== Exercise requirements ==
Reproduce all the material exactly, minus any pictures it holds.

start

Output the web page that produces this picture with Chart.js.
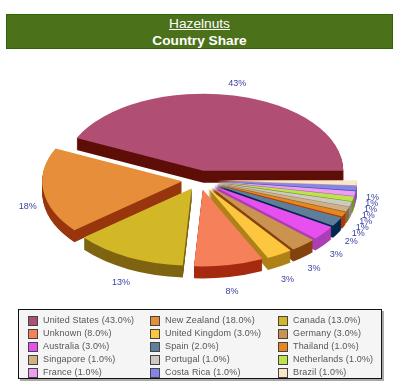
<!DOCTYPE html>
<html><head><meta charset="utf-8">
<script src="https://cdn.jsdelivr.net/npm/chart.js@4"></script>
<style>
html,body{margin:0;padding:0;background:#fff;overflow:hidden}
#wrap{position:relative;width:400px;height:388px;font-family:"Liberation Sans",Arial,sans-serif}
canvas{position:absolute;left:0;top:0}
#banner{position:absolute;left:6px;top:14px;width:385px;height:33px;background:#4b711b;border:1px solid #2f6408;color:#fff;text-align:center;font-size:13.7px;line-height:17px}
#banner u{display:block;margin-top:0}
#banner b{display:block}
#legend{position:absolute;left:18px;top:309px;width:362px;height:68px;background:#f5f5f5;border:1px solid #111;box-shadow:2px 2px 0 #aaa}
.sw{position:absolute;width:8px;height:8px;border:1px solid #444}
.tx{position:absolute;font-size:9px;letter-spacing:.15px;line-height:11px;color:#555;white-space:nowrap}
</style></head>
<body><div id="wrap">
<canvas id="c" width="400" height="388"></canvas>
<div id="banner"><u>Hazelnuts</u><b>Country Share</b></div>
<div id="legend"></div>
</div>
<script>
const categories=["United States","New Zealand","Canada","Unknown","United Kingdom","Germany","Australia","Spain","Thailand","Singapore","Portugal","Netherlands","France","Costa Rica","Brazil"];
const shares=[43,18,13,8,3,3,3,2,1,1,1,1,1,1,1];
const topColors=["#b04e74","#e68e39","#d2b726","#f58059","#fcc63e","#cc9250","#e650ef","#5d7f9b","#ea861e","#d1b084","#cfc9c3","#bfe34d","#ef9cf3","#8585e8","#fbe6cc"];
const sideColors=["#5e0f07","#98360e","#7f6412","#a52b10","#ae8218","#84430f","#ab3fb3","#04284d","#a83c0a","#8a6a3a","#8e8880","#6e9a1a","#a85cb0","#4a4ab0","#c9a880"];
const labelColor="#3a3f9e";
const squash=0.55, explode=17.4, depth=12;
const drawOrder=[0,14,13,12,11,10,9,8,7,6,5,4,1,2,3];

const pie3d={
  id:'pie3d',
  beforeDatasetsDraw(chart){
    const ctx=chart.ctx, arcs=chart.getDatasetMeta(0).data;
    const cy=arcs[0].y;
    const paint=(arc,color,dy)=>{
      const mid=(arc.startAngle+arc.endAngle)/2, o=arc.options;
      ctx.save();
      ctx.translate(0,cy+dy);
      ctx.scale(1,-squash);
      ctx.translate(0,-cy);
      ctx.translate(Math.cos(mid)*explode,Math.sin(mid)*explode);
      arc.options={...o,backgroundColor:color,borderColor:color,borderWidth:0};
      arc.draw(ctx);
      arc.options=o;
      ctx.restore();
    };
    drawOrder.forEach(i=>{
      for(let d=depth;d>0;d--) paint(arcs[i],sideColors[i],d);
      paint(arcs[i],topColors[i],0);
    });
    ctx.save();
    ctx.font='9px "Liberation Sans", Arial, sans-serif';
    ctx.fillStyle=labelColor;
    ctx.textAlign='center';ctx.textBaseline='middle';
    arcs.forEach((arc,i)=>{
      const mid=(arc.startAngle+arc.endAngle)/2, c=Math.cos(mid), s=Math.sin(mid);
      const rx=arc.outerRadius*1.236, ry=arc.outerRadius*0.707;
      const lx=arc.x+rx*c, ly=cy-ry*s+(s<0.05?14:0);
      ctx.fillText(shares[i]+'%',lx,ly);
    });
    ctx.restore();
    return false;
  }
};

new Chart(document.getElementById('c'),{
  type:'pie',
  data:{labels:categories,datasets:[{data:shares,backgroundColor:topColors,borderWidth:0,hoverOffset:0}]},
  options:{
    responsive:false,animation:false,rotation:90,
    layout:{padding:{left:59.5,right:60.5,top:40,bottom:68}},
    plugins:{legend:{display:false},tooltip:{enabled:false}}
  },
  plugins:[pie3d]
});

const legend=document.getElementById('legend');
const colX=[9,131,259], textX=[24,146,274], rowY=[7,20,33,46,59];
categories.forEach((name,i)=>{
  const col=i%3,row=Math.floor(i/3);
  const sw=document.createElement('div');sw.className='sw';
  sw.style.left=colX[col]+'px';sw.style.top=rowY[row]-1+'px';sw.style.background=topColors[i];
  const t=document.createElement('div');t.className='tx';
  t.style.left=textX[col]+'px';t.style.top=rowY[row]-2+'px';
  t.textContent=name+' ('+shares[i].toFixed(1)+'%)';
  legend.append(sw,t);
});
</script></body></html>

end

== Final result ==
Output the web page that produces this picture with Chart.js.
<!DOCTYPE html>
<html><head><meta charset="utf-8">
<script src="https://cdn.jsdelivr.net/npm/chart.js@4"></script>
<style>
html,body{margin:0;padding:0;background:#fff;overflow:hidden}
#wrap{position:relative;width:400px;height:388px;font-family:"Liberation Sans",Arial,sans-serif}
canvas{position:absolute;left:0;top:0}
#banner{position:absolute;left:6px;top:14px;width:385px;height:33px;background:#4b711b;border:1px solid #2f6408;color:#fff;text-align:center;font-size:13.7px;line-height:17px}
#banner u{display:block;margin-top:0}
#banner b{display:block}
#legend{position:absolute;left:18px;top:309px;width:362px;height:68px;background:#f5f5f5;border:1px solid #111;box-shadow:2px 2px 0 #aaa}
.sw{position:absolute;width:8px;height:8px;border:1px solid #444}
.tx{position:absolute;font-size:9px;letter-spacing:.15px;line-height:11px;color:#555;white-space:nowrap}
</style></head>
<body><div id="wrap">
<canvas id="c" width="400" height="388"></canvas>
<div id="banner"><u>Hazelnuts</u><b>Country Share</b></div>
<div id="legend"></div>
</div>
<script>
const categories=["United States","New Zealand","Canada","Unknown","United Kingdom","Germany","Australia","Spain","Thailand","Singapore","Portugal","Netherlands","France","Costa Rica","Brazil"];
const shares=[43,18,13,8,3,3,3,2,1,1,1,1,1,1,1];
const topColors=["#b04e74","#e68e39","#d2b726","#f58059","#fcc63e","#cc9250","#e650ef","#5d7f9b","#ea861e","#d1b084","#cfc9c3","#bfe34d","#ef9cf3","#8585e8","#fbe6cc"];
const sideColors=["#5e0f07","#98360e","#7f6412","#a52b10","#ae8218","#84430f","#ab3fb3","#04284d","#a83c0a","#8a6a3a","#8e8880","#6e9a1a","#a85cb0","#4a4ab0","#c9a880"];
const labelColor="#3a3f9e";
const squash=0.55, explode=17.4, depth=12;
const drawOrder=[0,14,13,12,11,10,9,8,7,6,5,4,1,2,3];

const pie3d={
  id:'pie3d',
  beforeDatasetsDraw(chart){
    const ctx=chart.ctx, arcs=chart.getDatasetMeta(0).data;
    const cy=arcs[0].y;
    const paint=(arc,color,dy)=>{
      const mid=(arc.startAngle+arc.endAngle)/2, o=arc.options;
      ctx.save();
      ctx.translate(0,cy+dy);
      ctx.scale(1,-squash);
      ctx.translate(0,-cy);
      ctx.translate(Math.cos(mid)*explode,Math.sin(mid)*explode);
      arc.options={...o,backgroundColor:color,borderColor:color,borderWidth:0};
      arc.draw(ctx);
      arc.options=o;
      ctx.restore();
    };
    drawOrder.forEach(i=>{
      for(let d=depth;d>0;d--) paint(arcs[i],sideColors[i],d);
      paint(arcs[i],topColors[i],0);
    });
    ctx.save();
    ctx.font='9px "Liberation Sans", Arial, sans-serif';
    ctx.fillStyle=labelColor;
    ctx.textAlign='center';ctx.textBaseline='middle';
    arcs.forEach((arc,i)=>{
      const mid=(arc.startAngle+arc.endAngle)/2, c=Math.cos(mid), s=Math.sin(mid);
      const rx=arc.outerRadius*1.236, ry=arc.outerRadius*0.707;
      const lx=arc.x+rx*c, ly=cy-ry*s+(s<0.05?14:0);
      ctx.fillText(shares[i]+'%',lx,ly);
    });
    ctx.restore();
    return false;
  }
};

new Chart(document.getElementById('c'),{
  type:'pie',
  data:{labels:categories,datasets:[{data:shares,backgroundColor:topColors,borderWidth:0,hoverOffset:0}]},
  options:{
    responsive:false,animation:false,rotation:90,
    layout:{padding:{left:59.5,right:60.5,top:40,bottom:68}},
    plugins:{legend:{display:false},tooltip:{enabled:false}}
  },
  plugins:[pie3d]
});

const legend=document.getElementById('legend');
const colX=[9,131,259], textX=[24,146,274], rowY=[7,20,33,46,59];
categories.forEach((name,i)=>{
  const col=i%3,row=Math.floor(i/3);
  const sw=document.createElement('div');sw.className='sw';
  sw.style.left=colX[col]+'px';sw.style.top=rowY[row]-1+'px';sw.style.background=topColors[i];
  const t=document.createElement('div');t.className='tx';
  t.style.left=textX[col]+'px';t.style.top=rowY[row]-2+'px';
  t.textContent=name+' ('+shares[i].toFixed(1)+'%)';
  legend.append(sw,t);
});
</script></body></html>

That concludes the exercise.